On Sept. 23, the same day as the sobriety checkpoint near the Cove Point facility, FERC staff members performed an inspection of the construction site. In its inspection report, filed on Oct. 13, FERC staff concluded that construction activities at the LNG terminal “comply with the designs and plans filed with and approved by FERC.” The staff did not find any instances of noncompliance nor were any problem areas identified, according to the report.
For example, FERC staff found that a temporary construction entrance on Cove Point Road (Route 497) was acceptable. The entrance provides access for construction workers, materials, equipment and vehicles. Dominion Cove Point routinely maintains the roadway with street sweepers to remove sediment and debris, FERC staff said. FERC’s next construction inspection of the Dominion Cove Point LNG terminal facilities is tentatively scheduled for the week of Nov. 14.
The sheriff’s office will occasionally set up sobriety checkpoints throughout the county.
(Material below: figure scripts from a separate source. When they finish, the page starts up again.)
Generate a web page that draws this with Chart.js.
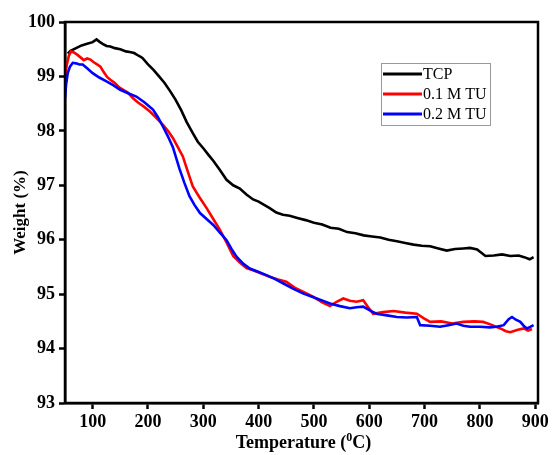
<!DOCTYPE html>
<html>
<head>
<meta charset="utf-8">
<script src="https://cdn.jsdelivr.net/npm/chart.js@4/dist/chart.umd.min.js"></script>
<style>
  html, body { margin: 0; padding: 0; background: #fff; }
  #wrap { width: 554px; height: 455px; }
</style>
</head>
<body>
<div id="wrap"><canvas id="myChart" width="554" height="455"></canvas></div>
<script>
'use strict';

// Values
const tcpTemp = [55, 60, 70, 80, 90, 100, 107, 112, 118, 125, 132, 140, 150, 160, 167, 175, 183, 190, 200, 210,
    220, 230, 240, 250, 260, 270, 281, 290, 300, 310, 318, 330, 342, 354, 366, 378, 390, 400, 410, 420,
    432, 444, 456, 470, 485, 500, 515, 530, 545, 560, 575, 590, 605, 620, 635, 650, 665, 680, 695, 710,
    725, 740, 755, 770, 782, 795, 810, 825, 840, 855, 870, 880, 890, 897];
const tcpWeight = [99.42, 99.47, 99.52, 99.57, 99.60, 99.63, 99.68, 99.64, 99.60, 99.56, 99.55, 99.52, 99.50, 99.46, 99.45, 99.43, 99.38, 99.34, 99.22, 99.12,
    99.00, 98.88, 98.73, 98.57, 98.38, 98.16, 97.96, 97.80, 97.68, 97.55, 97.45, 97.28, 97.10, 97.00, 96.94, 96.83, 96.74, 96.70, 96.64, 96.58,
    96.50, 96.46, 96.44, 96.40, 96.36, 96.31, 96.28, 96.22, 96.20, 96.14, 96.12, 96.08, 96.06, 96.04, 96.00, 95.97, 95.94, 95.91, 95.89, 95.88,
    95.84, 95.80, 95.83, 95.84, 95.85, 95.82, 95.70, 95.71, 95.73, 95.70, 95.71, 95.68, 95.64, 95.68];

const tu01Temp = [50, 53, 57, 61, 66, 72, 78, 84, 90, 96, 102, 108, 114, 120, 126, 132, 140, 148, 156, 164,
    173, 182, 192, 203, 215, 227, 236, 245, 254, 263, 272, 281, 293, 306, 318, 330, 342, 354, 366, 378,
    390, 405, 420, 435, 450, 465, 481, 499, 515, 529, 541, 553, 565, 577, 589, 598, 607, 625, 644, 665,
    686, 698, 710, 730, 750, 770, 790, 806, 820, 837, 847, 855, 867, 879, 887, 894];
const tu01Weight = [98.95, 99.20, 99.38, 99.46, 99.44, 99.40, 99.35, 99.30, 99.33, 99.31, 99.26, 99.22, 99.18, 99.08, 98.99, 98.94, 98.88, 98.80, 98.75, 98.70,
    98.60, 98.52, 98.45, 98.36, 98.24, 98.11, 98.00, 97.87, 97.70, 97.53, 97.25, 96.98, 96.78, 96.58, 96.38, 96.18, 95.95, 95.70, 95.58, 95.48,
    95.44, 95.38, 95.32, 95.27, 95.23, 95.12, 95.04, 94.95, 94.85, 94.78, 94.86, 94.92, 94.88, 94.86, 94.89, 94.76, 94.64, 94.67, 94.69, 94.66,
    94.64, 94.56, 94.49, 94.50, 94.46, 94.49, 94.50, 94.49, 94.44, 94.37, 94.32, 94.30, 94.34, 94.37, 94.33, 94.36];

const tu02Temp = [50, 52, 55, 59, 64, 70, 76, 82, 90, 100, 112, 125, 137, 149, 164, 179, 194, 209, 218, 227,
    236, 245, 257, 266, 275, 284, 294, 306, 318, 330, 342, 351, 360, 372, 384, 399, 414, 429, 444, 462,
    481, 505, 529, 547, 565, 577, 589, 601, 613, 632, 650, 668, 686, 692, 710, 728, 743, 758, 770, 782,
    800, 818, 830, 843, 852, 858, 865, 873, 879, 885, 891, 897];
const tu02Weight = [98.60, 98.85, 99.06, 99.18, 99.25, 99.24, 99.22, 99.22, 99.15, 99.06, 98.98, 98.91, 98.84, 98.76, 98.69, 98.63, 98.52, 98.39, 98.25, 98.08,
    97.90, 97.70, 97.30, 97.04, 96.80, 96.64, 96.49, 96.38, 96.27, 96.13, 95.99, 95.83, 95.69, 95.56, 95.47, 95.41, 95.35, 95.28, 95.20, 95.10,
    95.01, 94.92, 94.83, 94.78, 94.74, 94.76, 94.77, 94.70, 94.64, 94.61, 94.58, 94.57, 94.58, 94.43, 94.42, 94.40, 94.43, 94.46, 94.42, 94.40,
    94.40, 94.39, 94.40, 94.43, 94.54, 94.58, 94.53, 94.49, 94.42, 94.37, 94.40, 94.43];

const seriesNames = ['TCP', '0.1 M TU', '0.2 M TU'];
const seriesColors = ['#000000', '#ff0000', '#0000ff'];
const xTicks = [100, 200, 300, 400, 500, 600, 700, 800, 900];

const serif = '"Liberation Serif", "Times New Roman", serif';

function toPoints(xs, ys) {
    return xs.map((x, i) => ({x: x, y: ys[i]}));
}

// Frame, x axis title with superscript and the boxed legend
const decorations = {
    id: 'decorations',
    afterDraw(chart) {
        const ctx = chart.ctx;
        const a = chart.chartArea;
        ctx.save();

        // box round the plot
        ctx.strokeStyle = '#000';
        ctx.lineWidth = 2.5;
        ctx.strokeRect(a.left, a.top, a.right - a.left, a.bottom - a.top);

        // x title: Temperature (oC)
        const big = 'bold 18px ' + serif;
        const small = 'bold 12px ' + serif;
        ctx.fillStyle = '#000';
        ctx.textBaseline = 'alphabetic';
        ctx.font = big;
        const p1 = 'Temperature (';
        const p3 = 'C)';
        const w1 = ctx.measureText(p1).width;
        const w3 = ctx.measureText(p3).width;
        ctx.font = small;
        const w2 = ctx.measureText('0').width;
        const total = w1 + w2 + w3;
        let x = (a.left + a.right) / 2 - total / 2 + 2;
        const y = 448;
        ctx.font = big;
        ctx.textAlign = 'left';
        ctx.fillText(p1, x, y);
        x += w1;
        ctx.font = small;
        ctx.fillText('0', x, y - 7);
        x += w2;
        ctx.font = big;
        ctx.fillText(p3, x, y);

        // legend
        const lx = 381, ly = 63, lw = 109, lh = 62;
        ctx.strokeStyle = '#999';
        ctx.lineWidth = 1;
        ctx.strokeRect(lx + 0.5, ly + 0.5, lw, lh);
        ctx.font = '16px ' + serif;
        ctx.textBaseline = 'middle';
        seriesNames.forEach((name, i) => {
            const rowY = ly + 11 + i * 20;
            ctx.strokeStyle = seriesColors[i];
            ctx.lineWidth = 3;
            ctx.beginPath();
            ctx.moveTo(lx + 2, rowY);
            ctx.lineTo(lx + 41, rowY);
            ctx.stroke();
            ctx.fillStyle = '#000';
            ctx.fillText(name, lx + 42, rowY + 1);
        });
        ctx.restore();
    }
};

function renderChart() {
    const ctx = document.getElementById('myChart').getContext('2d');
    const data = [
        toPoints(tcpTemp, tcpWeight),
        toPoints(tu01Temp, tu01Weight),
        toPoints(tu02Temp, tu02Weight)
    ];
    new Chart(ctx, {
        type: 'line',
        data: {
            datasets: seriesNames.map((name, i) => ({
                label: name,
                data: data[i],
                borderColor: seriesColors[i],
                backgroundColor: seriesColors[i],
                borderWidth: 2.6,
                pointRadius: 0,
                tension: 0,
                fill: false,
                order: 2 - i
            }))
        },
        options: {
            responsive: false,
            animation: false,
            layout: { padding: { left: 0, right: 16, top: 22, bottom: 0 } },
            plugins: {
                legend: { display: false },
                tooltip: { enabled: false }
            },
            scales: {
                x: {
                    type: 'linear',
                    min: 50,
                    max: 905,
                    afterBuildTicks: axis => { axis.ticks = xTicks.map(v => ({value: v})); },
                    afterFit: scale => { scale.height = 52; },
                    grid: {
                        drawOnChartArea: false,
                        drawTicks: true,
                        tickLength: 6,
                        tickWidth: 2.5,
                        tickColor: '#000'
                    },
                    border: { color: '#000', width: 2.5 },
                    ticks: {
                        color: '#000',
                        padding: 3,
                        maxRotation: 0,
                        font: { family: serif, size: 18, weight: 'bold' }
                    }
                },
                y: {
                    min: 93,
                    max: 100,
                    afterFit: scale => { scale.width = 65; },
                    grid: {
                        drawOnChartArea: false,
                        drawTicks: true,
                        tickLength: 6,
                        tickWidth: 2.5,
                        tickColor: '#000'
                    },
                    border: { color: '#000', width: 2.5 },
                    ticks: {
                        stepSize: 1,
                        color: '#000',
                        padding: 4,
                        font: { family: serif, size: 18, weight: 'bold' }
                    },
                    title: {
                        display: true,
                        text: 'Weight (%)',
                        color: '#000',
                        padding: { top: 10, bottom: 0 },
                        font: { family: serif, size: 17, weight: 'bold' }
                    }
                }
            }
        },
        plugins: [decorations]
    });
}

renderChart();
</script>
</body>
</html>
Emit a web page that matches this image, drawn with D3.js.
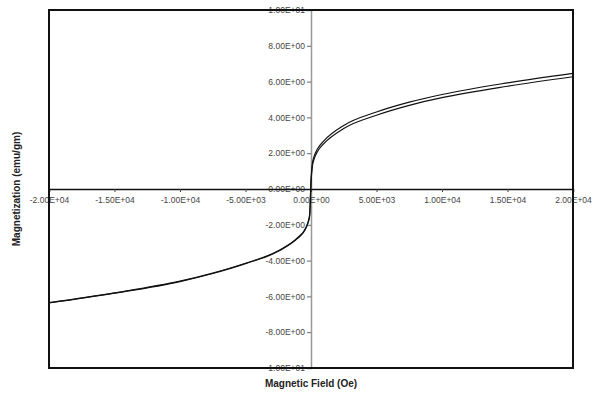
<!DOCTYPE html>
<html>
<head>
<meta charset="utf-8">
<script src="https://cdn.jsdelivr.net/npm/d3@7"></script>
<style>
  body { margin: 0; background: #fff; }
  text { font-family: "Liberation Sans", Arial, sans-serif; }
</style>
</head>
<body>
<div id="chart"></div>
<script>
// field values (Oe) shared by both branches
var fieldOe = [-20000, -15000, -10000, -7500, -5000, -2500, -1000, -500, -250, -100, 0,
               100, 250, 500, 1000, 2500, 5000, 7500, 10000, 15000, 20000];
// branch coming down from +H (upper on the positive side)
var magDown = [-6.35, -5.8, -5.15, -4.7, -4.15, -3.45, -2.7, -2.3, -1.9, -1.4, 0.5,
               1.4, 1.85, 2.25, 2.7, 3.55, 4.3, 4.85, 5.28, 5.93, 6.46];
// branch going up from -H (lower on the positive side)
var magUp = [-6.37, -5.82, -5.17, -4.72, -4.17, -3.48, -2.74, -2.35, -1.95, -1.5, 0.3,
             1.25, 1.7, 2.1, 2.55, 3.38, 4.12, 4.67, 5.1, 5.74, 6.27];

var xTicks = [-20000, -15000, -10000, -5000, 0, 5000, 10000, 15000, 20000];
var yTicks = [-10, -8, -6, -4, -2, 0, 2, 4, 6, 8, 10];

var width = 600, height = 402;
var margin = {top: 10, right: 27, bottom: 34, left: 49};

var svg = d3.select('#chart').append('svg')
    .attr('width', width)
    .attr('height', height);

var x = d3.scaleLinear()
    .domain([-20000, 20000])
    .range([margin.left, width - margin.right]);

var y = d3.scaleLinear()
    .domain([-10, 10])
    .range([height - margin.bottom, margin.top]);

// excel style exponent labels
function sci(v) {
    var s = v.toExponential(2).toUpperCase();
    return s.replace(/E([+-])(\d)$/, 'E$10$2');
}

// y axis (gray) through x = 0
var yAxis = svg.append('g')
    .attr('transform', 'translate(' + x(0) + ',0)')
    .call(d3.axisLeft(y).tickValues(yTicks).tickSize(4).tickPadding(2).tickFormat(sci));
yAxis.select('.domain').attr('stroke', '#999').attr('stroke-width', 1.5);
yAxis.selectAll('.tick line').attr('stroke', '#666');
yAxis.selectAll('.tick text')
    .attr('fill', '#444')
    .attr('font-size', 8.5);
yAxis.selectAll('.tick').filter(function(d) { return d === 0; }).select('line').remove();

// x axis (black) through y = 0
var xAxis = svg.append('g')
    .attr('transform', 'translate(0,' + y(0) + ')')
    .call(d3.axisBottom(x).tickValues(xTicks).tickSize(3).tickPadding(5).tickFormat(sci));
xAxis.select('.domain').attr('stroke', '#111').attr('stroke-width', 1.5);
xAxis.selectAll('.tick line').attr('stroke', '#444');
xAxis.selectAll('.tick text')
    .attr('fill', '#444')
    .attr('font-size', 8.5);

// curves
var line = d3.line()
    .x(function(d) { return x(d[0]); })
    .y(function(d) { return y(d[1]); })
    .curve(d3.curveMonotoneX);

[magDown, magUp].forEach(function(series) {
    svg.append('path')
        .datum(fieldOe.map(function(f, i) { return [f, series[i]]; }))
        .attr('fill', 'none')
        .attr('stroke', '#111')
        .attr('stroke-width', 1.2)
        .attr('d', line);
});

// plot frame
svg.append('rect')
    .attr('x', x(-20000))
    .attr('y', y(10))
    .attr('width', x(20000) - x(-20000))
    .attr('height', y(-10) - y(10))
    .attr('fill', 'none')
    .attr('stroke', '#111')
    .attr('stroke-width', 2);

// axis titles
svg.append('text')
    .attr('x', (x(-20000) + x(20000)) / 2)
    .attr('y', 387)
    .attr('text-anchor', 'middle')
    .attr('font-size', 10)
    .attr('font-weight', 'bold')
    .attr('fill', '#222')
    .text('Magnetic Field (Oe)');

svg.append('text')
    .attr('transform', 'translate(20,' + y(0) + ') rotate(-90)')
    .attr('text-anchor', 'middle')
    .attr('font-size', 10)
    .attr('font-weight', 'bold')
    .attr('fill', '#222')
    .text('Magnetization (emu/gm)');
</script>
</body>
</html>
The Sept. 23 checkpoint was the first time the sheriff’s office had screened drivers in the vicinity of the Dominion Cove Point staging area, Jones said.
“We’re scanning for drugs and alcohol, just like we would for a DWI checkpoint or a drug checkpoint,” Jones said. “We have a national drug problem. We have a drinking and driving problem. We used to do it on Friday nights. Now, we find when we do it in the mornings or on Monday nights, we find the same results.”
The sheriff’s office told Dominion that it was planning to set up the checkpoint on Sept. 23. “We let them know we were going to do it because it was going to affect their operations. We don’t need their permission to do it because it’s a county road. But we did let them know out of respect,” he said.
The sobriety checkpoint is one more reason why Maryland Gov. Larry Hogan should order a full and transparent quantitative risk assessment for the Cove Point LNG export project, Williams contended. “We know it was unsafe as an import terminal. We have no idea how unsafe it would be as an export terminal, and the fact that workers are suspected of not being sober on the job certainly skyrockets our concerns about the safety of this facility,” he said.